![Poème d’un jour – Rosenblatt Recitals on Opus Arte: Ailyn Pérez & Iain Burnside [Hahn, Obradors, Massenet, Turina, Fauré and Falla] 1 11301 1](https://www.classicalsource.com/wp-content/uploads/11301_1.jpg)
Hahn
À Chloris; L’Heure exquise; Le Printemps; Si mes vers avaient des ailes; Le Rossignol des lilas; L’Énamourée
Obradors
Canciones clásicas españolas [selections]
Massenet
Manon – Je suis encor tout étourdie; Adieu, notre petite table
Turina
Poema en forma de canciones
Fauré
Poème d’un jour
Falla
Siete canciones populares españolas
Ailyn Pérez (soprano) & Iain Burnside (piano)
Recorded 14-16 June 2010 in All Saints, East Finchley, London (except Massenet: recorded on 7 March 2012 at St John’s, Smith Square, London)
Reviewed by: Mark Valencia
Reviewed: August 2013
CD No: OPUS ARTE
OA CD9013 D
Duration: 66 minutes
The problem with reviewing this enchanting release (playing for nearly two minutes shorter than stated), one of three initially produced by Opus Arte under the auspices of Rosenblatt Recitals (Lawrence Brownlee and Anthony Michaels-Moore supply the others), has been that of self-discipline. Every time the disc goes in the player and Ailyn Pérez and Iain Burnside launch into their deftly-chosen programme of French and Spanish songs, pen and paper are soon set aside in favour of closed eyes and a smile of pleasure.
Pérez is blest with a voice for all seasons: clear, unmannered and well supported across her entire range. She is known for her Verdi roles (Violetta at the Royal Opera; Alice Ford at Glyndebourne) and the young American soprano’s command of these French and Spanish songs reveal her comfort and superb technique in a very different field of repertoire.

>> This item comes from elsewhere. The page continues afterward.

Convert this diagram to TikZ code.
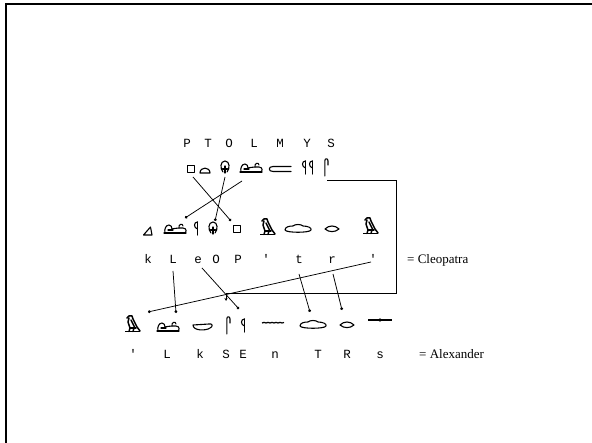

Pérez is wholly at ease with the Spanish material and I imagine the advantage of a pertinent family background (she is of second-generation Mexican descent) has something to do with her command of that language – although ironically, it was her wordless singing midway through ‘Del cabello mas sutil’ from the Canciones clásicas españolas by the Catalan composer Fernando Obradors (1897-1945) that melted me most. This is an irresistible cycle of seven Iberian songs that closes on a charming slice of comedy, ‘Chiquitita la novia’ (Tiny is the bride), a sweet song about a diminutive bride and groom on their wedding night. Pérez exudes wit in her affectionate account, as does her equally good-humoured and elegant accompanist (and the project’s accredited artistic consultant), Iain Burnside.
My sole reservation about this transcendent recital concerns Pérez’s French pronunciation in the mélodies. It is idiomatic and delicate but not wholly devoid of diphthongs, and the flattening of vowels is a flaw that particularly affects the trio of songs by Fauré that give the album its title. This composer’s verse settings are so subtle that the correct articulation of words is a sine qua non – it’s part and parcel of the music. Curiously, this worry was less in evidence during the pair of arias from Massenet’s Manon (superbly communicative accounts that were captured live, unlike the rest of this otherwise studio-originated disc, at a 2012 Rosenblatt recital) and from a delicious half-dozen songs by Reynaldo Hahn.
Nothing should detract from the disc’s florilegium of delights, however. It is an adorable, joyful recital that’s been treated to an exemplary recording by Jonathan Allen and Simon Weir, and the listener is left enraptured by one of the foremost emerging talents of our time.